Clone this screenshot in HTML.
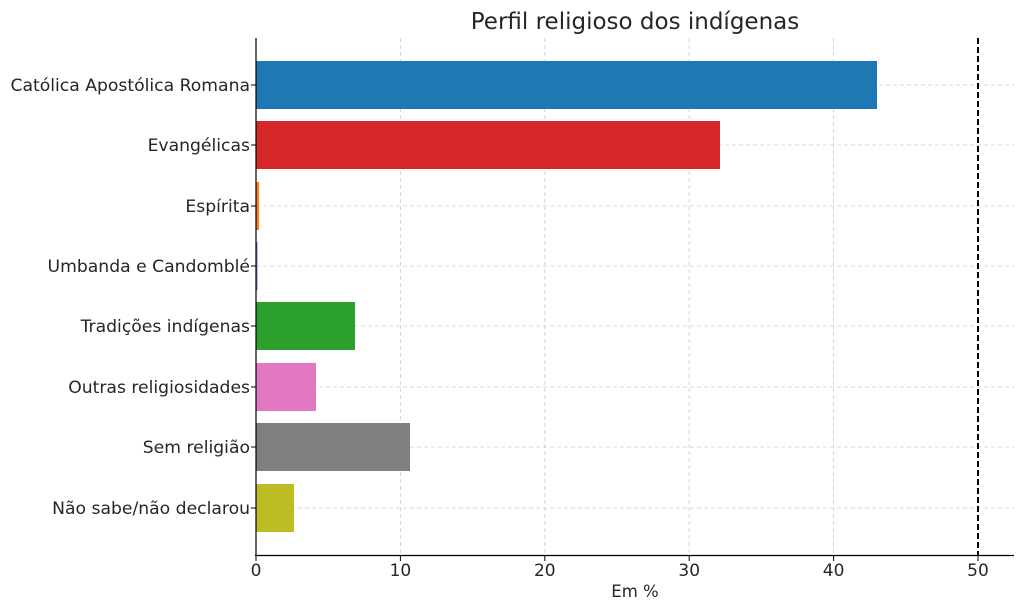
<!DOCTYPE html>
<html><head><meta charset="utf-8"><style>body{margin:0;background:#fff}svg{display:block}text{font-family:"DejaVu Sans",sans-serif;fill:#262626}</style></head><body>
<svg width="1024" height="611" xmlns="http://www.w3.org/2000/svg">
<text x="635" y="29" font-size="23" text-anchor="middle" fill="#333">Perfil religioso dos indígenas</text>
<g stroke="#cccccc" stroke-width="0.8" stroke-dasharray="4,3">
<line x1="400.4" y1="38" x2="400.4" y2="555"/><line x1="544.8" y1="38" x2="544.8" y2="555"/><line x1="689.2" y1="38" x2="689.2" y2="555"/><line x1="833.6" y1="38" x2="833.6" y2="555"/>
<line x1="256" y1="85" x2="1014" y2="85"/><line x1="256" y1="145" x2="1014" y2="145"/><line x1="256" y1="206" x2="1014" y2="206"/><line x1="256" y1="266" x2="1014" y2="266"/><line x1="256" y1="326" x2="1014" y2="326"/><line x1="256" y1="387" x2="1014" y2="387"/><line x1="256" y1="447" x2="1014" y2="447"/><line x1="256" y1="508" x2="1014" y2="508"/>
</g>
<rect x="256" y="61" width="621" height="48" fill="#1f77b4"/>
<rect x="256" y="121" width="464" height="48" fill="#d62728"/>
<rect x="256" y="182" width="3" height="48" fill="#ff7f0e"/>
<rect x="256" y="242" width="1.5" height="48" fill="#9467bd"/>
<rect x="256" y="302" width="99" height="48" fill="#2ca02c"/>
<rect x="256" y="363" width="60" height="48" fill="#e377c2"/>
<rect x="256" y="423" width="154" height="48" fill="#7f7f7f"/>
<rect x="256" y="484" width="38" height="48" fill="#bcbd22"/>
<line x1="978" y1="38" x2="978" y2="555" stroke="#000" stroke-width="2" stroke-dasharray="6,3"/>
<line x1="256" y1="38" x2="256" y2="556" stroke="#000" stroke-width="1.2"/>
<line x1="255" y1="555.5" x2="1014" y2="555.5" stroke="#000" stroke-width="1.2"/>
<g stroke="#000"><line x1="256" y1="556" x2="256" y2="561"/><line x1="400.4" y1="556" x2="400.4" y2="561"/><line x1="544.8" y1="556" x2="544.8" y2="561"/><line x1="689.2" y1="556" x2="689.2" y2="561"/><line x1="833.6" y1="556" x2="833.6" y2="561"/><line x1="978" y1="556" x2="978" y2="561"/>
<line x1="251" y1="85" x2="256" y2="85"/><line x1="251" y1="145" x2="256" y2="145"/><line x1="251" y1="206" x2="256" y2="206"/><line x1="251" y1="266" x2="256" y2="266"/><line x1="251" y1="326" x2="256" y2="326"/><line x1="251" y1="387" x2="256" y2="387"/><line x1="251" y1="447" x2="256" y2="447"/><line x1="251" y1="508" x2="256" y2="508"/></g>
<g font-size="17" text-anchor="middle"><text x="256" y="576">0</text><text x="400.4" y="576">10</text><text x="544.8" y="576">20</text><text x="689.2" y="576">30</text><text x="833.6" y="576">40</text><text x="978" y="576">50</text></g>
<text x="635" y="597" font-size="16.5" text-anchor="middle">Em %</text>
<g font-size="17.2" text-anchor="end"><text x="250" y="91">Católica Apostólica Romana</text><text x="250" y="151">Evangélicas</text><text x="250" y="212">Espírita</text><text x="250" y="272">Umbanda e Candomblé</text><text x="250" y="332">Tradições indígenas</text><text x="250" y="393">Outras religiosidades</text><text x="250" y="453">Sem religião</text><text x="250" y="514">Não sabe/não declarou</text></g>
</svg></body></html>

• • •

Quote the data above in full and without alteration; skip the pictures.

Clone this screenshot in HTML.
<!DOCTYPE html>
<html><head><meta charset="utf-8"><style>body{margin:0;background:#fff}svg{display:block}text{font-family:"DejaVu Sans",sans-serif;fill:#262626}</style></head><body>
<svg width="1024" height="611" xmlns="http://www.w3.org/2000/svg">
<text x="635" y="29" font-size="23" text-anchor="middle" fill="#333">Perfil religioso dos indígenas</text>
<g stroke="#cccccc" stroke-width="0.8" stroke-dasharray="4,3">
<line x1="400.4" y1="38" x2="400.4" y2="555"/><line x1="544.8" y1="38" x2="544.8" y2="555"/><line x1="689.2" y1="38" x2="689.2" y2="555"/><line x1="833.6" y1="38" x2="833.6" y2="555"/>
<line x1="256" y1="85" x2="1014" y2="85"/><line x1="256" y1="145" x2="1014" y2="145"/><line x1="256" y1="206" x2="1014" y2="206"/><line x1="256" y1="266" x2="1014" y2="266"/><line x1="256" y1="326" x2="1014" y2="326"/><line x1="256" y1="387" x2="1014" y2="387"/><line x1="256" y1="447" x2="1014" y2="447"/><line x1="256" y1="508" x2="1014" y2="508"/>
</g>
<rect x="256" y="61" width="621" height="48" fill="#1f77b4"/>
<rect x="256" y="121" width="464" height="48" fill="#d62728"/>
<rect x="256" y="182" width="3" height="48" fill="#ff7f0e"/>
<rect x="256" y="242" width="1.5" height="48" fill="#9467bd"/>
<rect x="256" y="302" width="99" height="48" fill="#2ca02c"/>
<rect x="256" y="363" width="60" height="48" fill="#e377c2"/>
<rect x="256" y="423" width="154" height="48" fill="#7f7f7f"/>
<rect x="256" y="484" width="38" height="48" fill="#bcbd22"/>
<line x1="978" y1="38" x2="978" y2="555" stroke="#000" stroke-width="2" stroke-dasharray="6,3"/>
<line x1="256" y1="38" x2="256" y2="556" stroke="#000" stroke-width="1.2"/>
<line x1="255" y1="555.5" x2="1014" y2="555.5" stroke="#000" stroke-width="1.2"/>
<g stroke="#000"><line x1="256" y1="556" x2="256" y2="561"/><line x1="400.4" y1="556" x2="400.4" y2="561"/><line x1="544.8" y1="556" x2="544.8" y2="561"/><line x1="689.2" y1="556" x2="689.2" y2="561"/><line x1="833.6" y1="556" x2="833.6" y2="561"/><line x1="978" y1="556" x2="978" y2="561"/>
<line x1="251" y1="85" x2="256" y2="85"/><line x1="251" y1="145" x2="256" y2="145"/><line x1="251" y1="206" x2="256" y2="206"/><line x1="251" y1="266" x2="256" y2="266"/><line x1="251" y1="326" x2="256" y2="326"/><line x1="251" y1="387" x2="256" y2="387"/><line x1="251" y1="447" x2="256" y2="447"/><line x1="251" y1="508" x2="256" y2="508"/></g>
<g font-size="17" text-anchor="middle"><text x="256" y="576">0</text><text x="400.4" y="576">10</text><text x="544.8" y="576">20</text><text x="689.2" y="576">30</text><text x="833.6" y="576">40</text><text x="978" y="576">50</text></g>
<text x="635" y="597" font-size="16.5" text-anchor="middle">Em %</text>
<g font-size="17.2" text-anchor="end"><text x="250" y="91">Católica Apostólica Romana</text><text x="250" y="151">Evangélicas</text><text x="250" y="212">Espírita</text><text x="250" y="272">Umbanda e Candomblé</text><text x="250" y="332">Tradições indígenas</text><text x="250" y="393">Outras religiosidades</text><text x="250" y="453">Sem religião</text><text x="250" y="514">Não sabe/não declarou</text></g>
</svg></body></html>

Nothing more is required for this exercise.